Rebecca Gill, director of Women’s Research Institute of Nevada and associate professor in political science at the University of Nevada, Las Vegas, agrees:
Sexual harassment has become a new source of risk, so it doesn’t surprise me that investors would want to know what they’re getting into. But the situation also changes the incentive structure. The strategy of dividing and conquering those reporting misconduct and keeping things quiet in-house is a strategy that doesn’t work any more and has significant consequences in both financial and reputational terms.
Moreover, the fact that it is now investors who are taking action is significant. Gill explains:
Investors speak the same language as the business. You can tell companies they should have better policies and work to improve the culture for women, but it doesn’t resonate or cause a movement. Having powerful external groups saying they won’t have anything to do with you in the case of sexual misconduct, on the other hand, sets up an incentive structure that leaders are more used to responding to. Of course, CEOs aren’t all bad people or uncaring about issues of gender equality, but generally the things that move them to change are those that have direct and measurable consequences on the bottom line.
However, there are potential challenges in ensuring that such clauses are implemented effectively. For example, working out potential warranty penalties and remedies is not a straightforward proposition, although more standardised templates for different scenarios are expected to emerge over time.
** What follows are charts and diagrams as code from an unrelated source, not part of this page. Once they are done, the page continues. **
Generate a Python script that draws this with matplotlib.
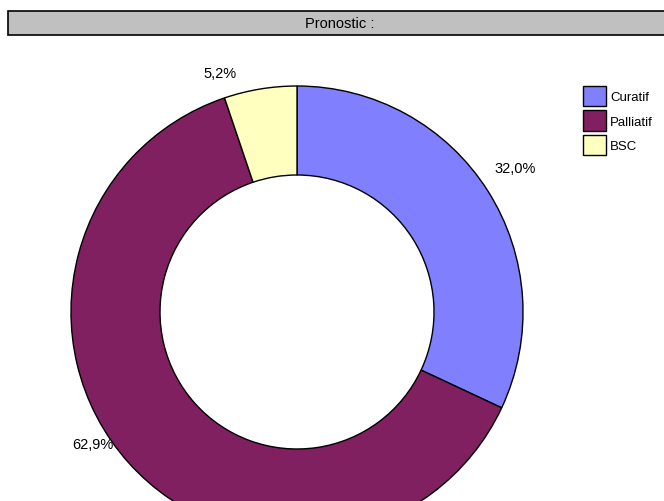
import numpy as np
import matplotlib
matplotlib.use('Agg')
import matplotlib.pyplot as plt
from matplotlib.patches import Rectangle

plt.rcParams['font.family'] = ['Liberation Sans', 'DejaVu Sans']

categories = ['Curatif', 'Palliatif', 'BSC']
values = [32.0, 62.9, 5.2]
pct_labels = ['32,0%', '62,9%', '5,2%']
colors = ['#8080FF', '#802060', '#FFFFC0']
title = 'Pronostic :'

W, H = 664, 502
fig = plt.figure(figsize=(W / 100, H / 100), dpi=100)
ax = fig.add_axes([0, 0, 1, 1])

# donut, centre and radius in pixels
cx, cy, R = 297, H - 313, 226
wedges, _ = ax.pie(values, colors=colors, startangle=90, counterclock=False,
                   center=(cx, cy), radius=R,
                   wedgeprops=dict(width=89, edgecolor='black', linewidth=1))
ax.set_xlim(0, W)
ax.set_ylim(0, H)
ax.set_aspect('auto')
ax.axis('off')

# percent labels, offset from the outer middle of each wedge
offsets = [(27, 23), (-36, 19), (-40, 16)]
for w, lab, off in zip(wedges, pct_labels, offsets):
    ang = np.deg2rad((w.theta1 + w.theta2) / 2)
    x = cx + R * np.cos(ang)
    y = cy + R * np.sin(ang)
    ax.annotate(lab, (x, y), xytext=off, textcoords='offset pixels',
                ha='center', va='center', fontsize=10.5)

# title box
ax.add_patch(Rectangle((8, H - 36), 664, 24, facecolor='#C0C0C0',
                       edgecolor='black', linewidth=1.2, clip_on=False))
ax.text(8 + 664 / 2, H - 24, title, ha='center', va='center', fontsize=10.5)

fig.legend(wedges, categories, loc='upper left',
           bbox_to_anchor=(583 / W, 1 - 87 / H), frameon=False,
           fontsize=9.5, handlelength=1.75, handleheight=2.0,
           labelspacing=0.3, handletextpad=0.3,
           borderpad=0, borderaxespad=0)

fig.savefig('out.png', dpi=100)
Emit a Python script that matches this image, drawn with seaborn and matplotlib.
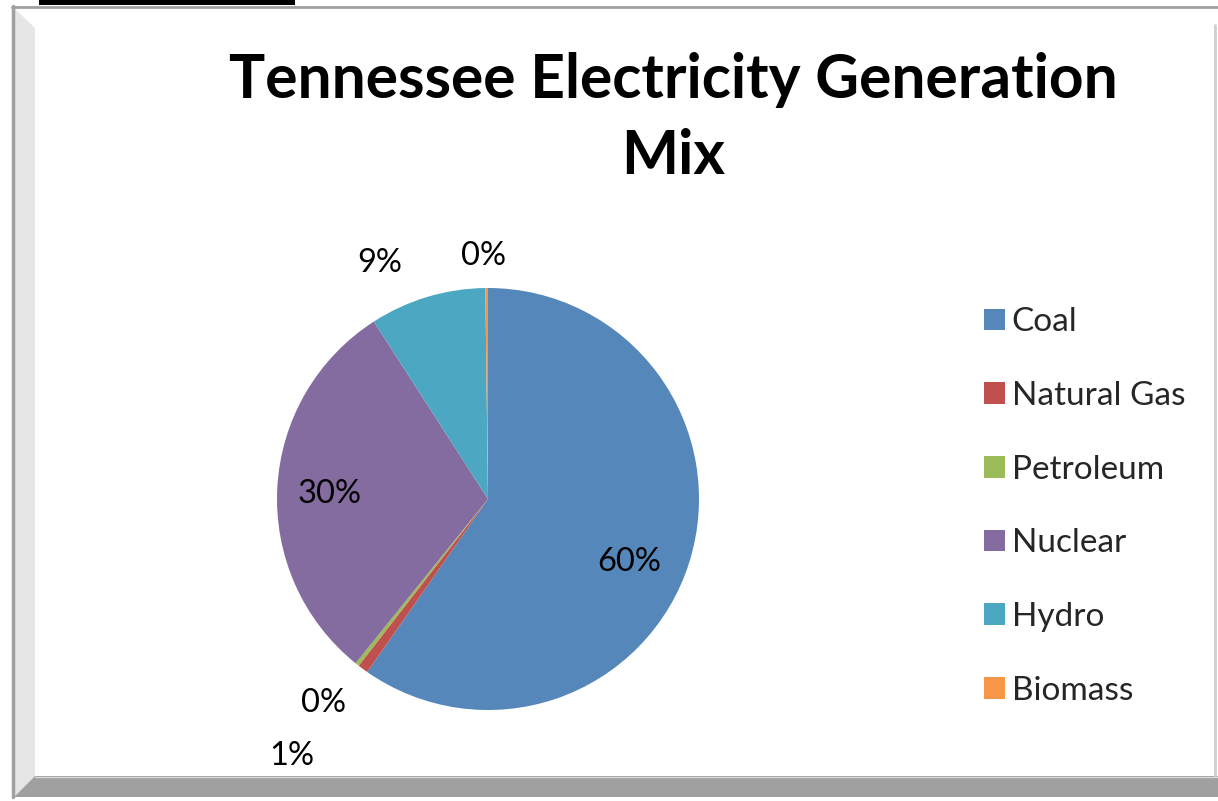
import numpy as np
import matplotlib
matplotlib.use("Agg")
import matplotlib.pyplot as plt
import matplotlib.patches as mpatches
import seaborn as sns

# ---- data ----
categories = ["Coal", "Natural Gas", "Petroleum", "Nuclear", "Hydro", "Biomass"]
shares = [59.7, 0.8, 0.3, 30.1, 8.9, 0.2]
pct_labels = ["60%", "1%", "0%", "30%", "9%", "0%"]
colors = ["#5587BA", "#C0504D", "#9BBB59", "#856CA0", "#4CA8C2", "#F79646"]
title_text = "Tennessee Electricity Generation\nMix"

# label placement style (radial distance factor, angular offset in degrees)
label_dist = [0.73, 1.53, 1.24, 0.75, 1.23, 1.15]
label_dang = [-6.5, -1.0, -0.6, 1.4, 8.0, 0.7]

sns.set_theme(style="white")
plt.rcParams['font.family'] = ['Lato', 'DejaVu Sans']

W, H = 1218, 801
fig = plt.figure(figsize=(W / 100, H / 100), dpi=100)
fig.patch.set_facecolor("white")

def fx(x):
    return x / W

def fy(y):
    return 1 - y / H

# ---- frame (Excel-like bevel) ----
bg = fig.add_axes([0, 0, 1, 1])
bg.set_xlim(0, W)
bg.set_ylim(H, 0)
bg.axis("off")
bg.add_patch(mpatches.Rectangle((39, 0), 256, 5, color="black", lw=0))
bg.plot([12, W], [6.5, 6.5], color="#a0a0a0", lw=2)
bg.plot([12.5, 12.5], [6, 797], color="#a0a0a0", lw=2.5)
bg.add_patch(mpatches.Polygon([(14, 8), (35, 28), (35, 776), (14, 797)], closed=True,
                              color="#e6e6e6", lw=0))
bg.add_patch(mpatches.Polygon([(14, 797), (35, 776), (W, 776), (W, 797)], closed=True,
                              color="#a0a0a0", lw=0))
bg.plot([35, W], [776.5, 776.5], color="#d8d8d8", lw=1)
bg.plot([1215, 1215], [25, 776], color="#cfcfcf", lw=2)

# ---- pie ----
cx, cy, R = 488, 499, 211
half = R * 1.2
ax = fig.add_axes([fx(cx - half), fy(cy + half), 2 * half / W, 2 * half / H])
wedges, _ = ax.pie(shares, colors=colors, startangle=90, counterclock=False,
                   radius=1.0, wedgeprops=dict(linewidth=0), labels=None)
ax.set_xlim(-1.2, 1.2)
ax.set_ylim(-1.2, 1.2)
ax.axis("off")
for w, lab, d, da in zip(wedges, pct_labels, label_dist, label_dang):
    mid = np.deg2rad((w.theta1 + w.theta2) / 2 + da)
    ax.text(d * np.cos(mid), d * np.sin(mid), lab, ha="center", va="center",
            fontsize=23.5, color="black", clip_on=False)

# ---- title ----
fig.text(fx(673), fy(118), title_text, ha="center", va="center", fontsize=43.6,
         fontweight="bold", color="black", linespacing=1.45)

# ---- legend ----
handles = [mpatches.Patch(facecolor=c, edgecolor="none") for c in colors]
leg = fig.legend(handles, categories, loc="upper left",
                 bbox_to_anchor=(fx(971), fy(294)), frameon=False, fontsize=24,
                 handlelength=0.62, handleheight=0.62, handletextpad=0.2,
                 labelspacing=1.31, borderaxespad=0)

fig.savefig("out.png", dpi=100, facecolor="white")
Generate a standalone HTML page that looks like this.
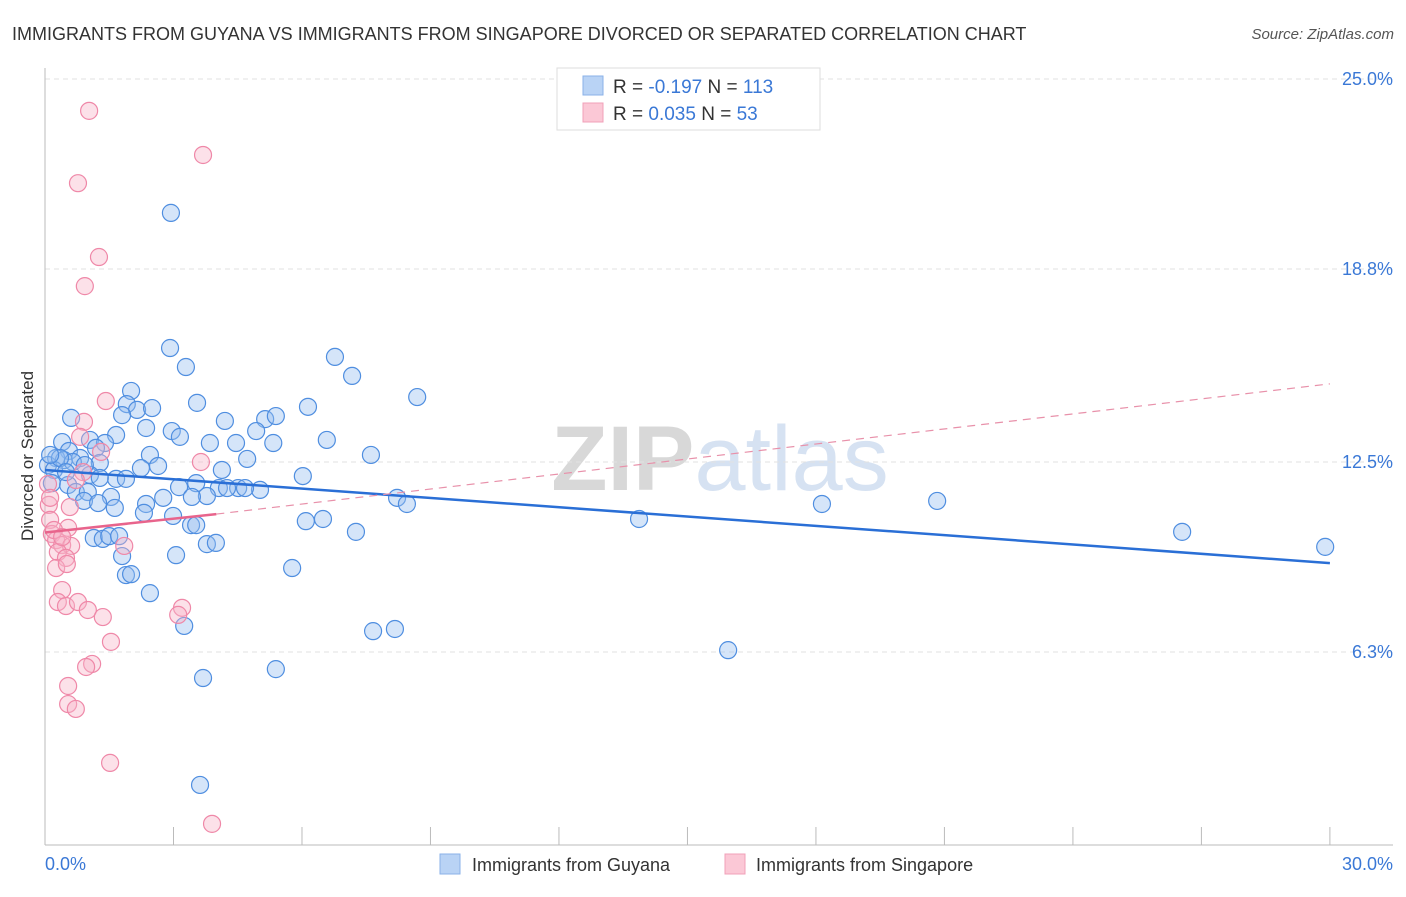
<!DOCTYPE html>
<html><head><meta charset="utf-8"><style>
body{margin:0;background:#fff;font-family:"Liberation Sans",sans-serif}
svg text{font-family:"Liberation Sans",sans-serif}
</style></head><body>
<svg id="chart" width="1406" height="892" xmlns="http://www.w3.org/2000/svg">
<text x="12" y="40" font-size="18" fill="#333">IMMIGRANTS FROM GUYANA VS IMMIGRANTS FROM SINGAPORE DIVORCED OR SEPARATED CORRELATION CHART</text>
<text x="1394" y="39" font-size="15" fill="#555" text-anchor="end" font-style="italic">Source: ZipAtlas.com</text>
<text x="720" y="490" font-size="92" text-anchor="middle" fill="#e4e4e4" font-family="Liberation Serif"><tspan font-weight="bold" fill="#d8d8d8">ZIP</tspan><tspan fill="#d6e2f2" font-family="Liberation Sans">atlas</tspan></text>
<text transform="translate(33,456) rotate(-90)" font-size="17" fill="#333" text-anchor="middle">Divorced or Separated</text>
<g id="grid"></g><g id="axes"></g><g id="pts"></g><g id="lines"></g>
<g>
<rect x="557" y="68" width="263" height="62" fill="#fff" stroke="#ddd"/>
<rect x="583" y="76" width="20" height="19" fill="#b9d3f5" stroke="#8ab2e8"/>
<rect x="583" y="103" width="20" height="19" fill="#fbc8d6" stroke="#f0a0b8"/>
<text x="613" y="93" font-size="19" fill="#333">R = <tspan fill="#3a78d6">-0.197</tspan>   N = <tspan fill="#3a78d6">113</tspan></text>
<text x="613" y="120" font-size="19" fill="#333">R =  <tspan fill="#3a78d6">0.035</tspan>   N =  <tspan fill="#3a78d6">53</tspan></text>
</g>
<g>
<rect x="440" y="854" width="20" height="20" fill="#b9d3f5" stroke="#8ab2e8"/>
<text x="472" y="871" font-size="18" fill="#333">Immigrants from Guyana</text>
<rect x="725" y="854" width="20" height="20" fill="#fbc8d6" stroke="#f0a0b8"/>
<text x="756" y="871" font-size="18" fill="#333">Immigrants from Singapore</text>
</g>
</svg>
<script>
const yTicks=[25,18.8,12.5,6.3];
const yTickLabels=["25.0%","18.8%","12.5%","6.3%"];
const xTicks=[0,3,6,9,12,15,18,21,24,27,30];
const guyanaX=[2.94,2.92,3.29,6.77,7.17,8.69,2.01,1.91,2.15,2.5,1.8,3.55,6.14,5.14,5.39,0.61,4.2,2.36,2.96,3.15,1.66,4.93,6.58,3.85,4.46,5.33,0.4,1.05,1.4,1.19,0.56,2.45,7.61,0.26,0.44,0.82,0.65,0.07,0.21,4.72,2.64,2.24,1.28,4.13,1.05,1.66,1.89,6.02,0.16,0.54,3.13,3.53,4.06,4.51,5.02,4.67,0.72,1.0,3.78,4.25,1.54,2.76,3.43,0.91,1.24,2.36,1.63,8.22,8.45,18.14,20.83,2.31,2.99,6.09,6.49,13.87,3.41,3.53,7.26,26.55,29.89,1.14,1.35,1.5,1.73,3.78,3.99,1.8,3.06,5.77,1.89,2.01,2.45,3.25,7.66,8.17,15.95,5.39,3.69,3.62,0.35,0.12,0.49,1.28,0.93];
const guyanaY=[20.63,16.22,15.6,15.93,15.31,14.62,14.82,14.39,14.2,14.26,14.03,14.43,14.3,13.9,14.0,13.94,13.84,13.61,13.51,13.32,13.38,13.51,13.22,13.12,13.12,13.12,13.15,13.22,13.12,12.96,12.86,12.73,12.73,12.63,12.56,12.63,12.5,12.4,12.24,12.6,12.37,12.3,12.47,12.24,12.08,11.95,11.95,12.04,11.81,11.75,11.68,11.81,11.65,11.65,11.59,11.65,11.52,11.52,11.39,11.65,11.36,11.33,11.36,11.23,11.16,11.13,11.0,11.33,11.13,11.13,11.23,10.84,10.74,10.57,10.64,10.64,10.44,10.44,10.22,10.22,9.73,10.02,9.99,10.08,10.08,9.82,9.86,9.43,9.46,9.04,8.81,8.84,8.22,7.15,6.98,7.05,6.36,5.74,5.45,1.96,12.63,12.73,12.17,11.98,12.4];
const singX=[1.03,3.69,0.77,1.26,0.93,1.42,0.91,0.82,3.64,1.31,0.89,0.72,0.07,0.09,0.58,0.12,0.54,0.16,0.26,0.4,0.61,1.85,0.3,0.49,0.26,0.51,0.4,0.3,0.49,0.77,1.0,1.35,3.2,3.11,1.54,1.1,0.96,0.54,0.54,0.72,1.52,3.9,0.12,0.21,0.4];
const singY=[23.96,22.52,21.6,19.19,18.24,14.49,13.81,13.32,12.5,12.83,12.17,11.91,11.78,11.1,11.03,10.61,10.35,10.15,9.95,9.79,9.76,9.76,9.56,9.37,9.04,9.17,8.32,7.93,7.8,7.93,7.67,7.44,7.74,7.51,6.63,5.91,5.81,5.19,4.6,4.44,2.68,0.69,11.33,10.28,10.05];
const guyanaTrend=[12.24,9.2];
const singTrend=[10.2,10.8,15.05];
const X=v=>45+v*42.83, Y=v=>845-v*30.64;
const NS="http://www.w3.org/2000/svg";
function mk(p,t,a){const e=document.createElementNS(NS,t);for(const k in a)e.setAttribute(k,a[k]);document.getElementById(p).appendChild(e);return e;}
yTicks.forEach((t,i)=>{
 const l=mk('grid','line',{x1:45,x2:1393,y1:Y(t),y2:Y(t),stroke:'#e2e2e2','stroke-dasharray':'5,4'});
 
 
 const tx=mk('grid','text',{x:1393,y:Y(t)+6,'font-size':18,fill:'#3a78d6','text-anchor':'end'});
 tx.textContent=yTickLabels[i];
 
 
});
const ya=mk('axes','line',{x1:45,x2:45,y1:68,y2:845,stroke:'#bbb'});


const xa=mk('axes','line',{x1:45,x2:1393,y1:845,y2:845,stroke:'#bbb'});


xTicks.forEach(t=>{const l=mk('axes','line',{x1:X(t),x2:X(t),y1:827,y2:845,stroke:'#bbb'});
 
 });
const x0=mk('axes','text',{x:45,y:870,'font-size':18,fill:'#3a78d6'});x0.textContent='0.0%';


const x1=mk('axes','text',{x:1393,y:870,'font-size':18,fill:'#3a78d6','text-anchor':'end'});x1.textContent='30.0%';


guyanaX.forEach((v,i)=>{const c=mk('pts','circle',{cx:X(v),cy:Y(guyanaY[i]),r:8.5,fill:'rgba(150,190,240,0.4)',stroke:'#4f8ee0','stroke-width':1.2});
 
 });
singX.forEach((v,i)=>{const c=mk('pts','circle',{cx:X(v),cy:Y(singY[i]),r:8.5,fill:'rgba(248,180,200,0.4)',stroke:'#ef88a8','stroke-width':1.2});
 
 });
const gl=mk('lines','line',{x1:X(0),y1:Y(guyanaTrend[0]),x2:X(30),y2:Y(guyanaTrend[1]),stroke:'#2a6fd6','stroke-width':2.5});


const sd=mk('lines','line',{x1:X(4),y1:Y(singTrend[1]),x2:X(30),y2:Y(singTrend[2]),stroke:'#e891aa','stroke-width':1.2,'stroke-dasharray':'8,6'});


const sl=mk('lines','line',{x1:X(0),y1:Y(singTrend[0]),x2:X(4),y2:Y(singTrend[1]),stroke:'#e8648c','stroke-width':2.5});


</script>
</body></html>
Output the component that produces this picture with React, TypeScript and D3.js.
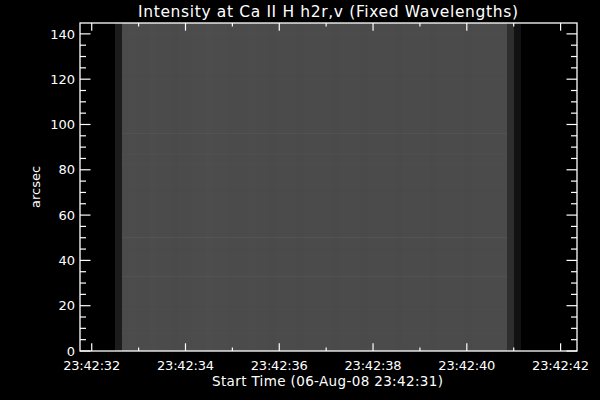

But Gill also believes that clauses should include incentives for companies to take complaints and allegations seriously and be transparent in how they deal with them. She says:
Clauses need to be written to incentivise good behaviour and not encourage tricky behaviour to keep things from coming out. If sellers quietly let someone resign, they can say to investors that no one has been accused of anything. So there needs to be a reasonable process when doing due diligence to put more weight into focus groups and workplace climate studies. That would help investors understand the true nature of the company culture.
Shakespeare Martineau’s Hughes agrees. In her view, garnering employee feedback to understand how they feel about the organisation and understanding how complaints are handled are both vital to “shine a spotlight on the issue”, which could over time help lead to genuine change. As she points out:
If history is going to be scrutinised as part of a possible acquisition, there’s more incentive to do things properly.
But Hughes also acknowledges creating real change is likely to involve more than simply inserting a clause into a contract. It will instead require serious work to ensure the company culture is a positive and healthy one, in which such unprofessional behaviour is neither accepted nor tolerated.
Sexual harassment has historically been considered a unique situation, in which an individual, or collection of individuals, are abused by a single bad apple. As a result, so the logic goes, if they are dealt with, the situation will be resolved and it will not happen again.
But the evidence seems to suggest that, in a workplace culture where sexual harassment takes place, bullying behaviour, other forms of harassment and micro-aggressions are often more likely to be the norm too. A more supportive, respectful, inclusive culture, on the other hand, tends to have a positive impact on staff productivity, engagement and retention at all levels. Which is a situation well worth thinking about.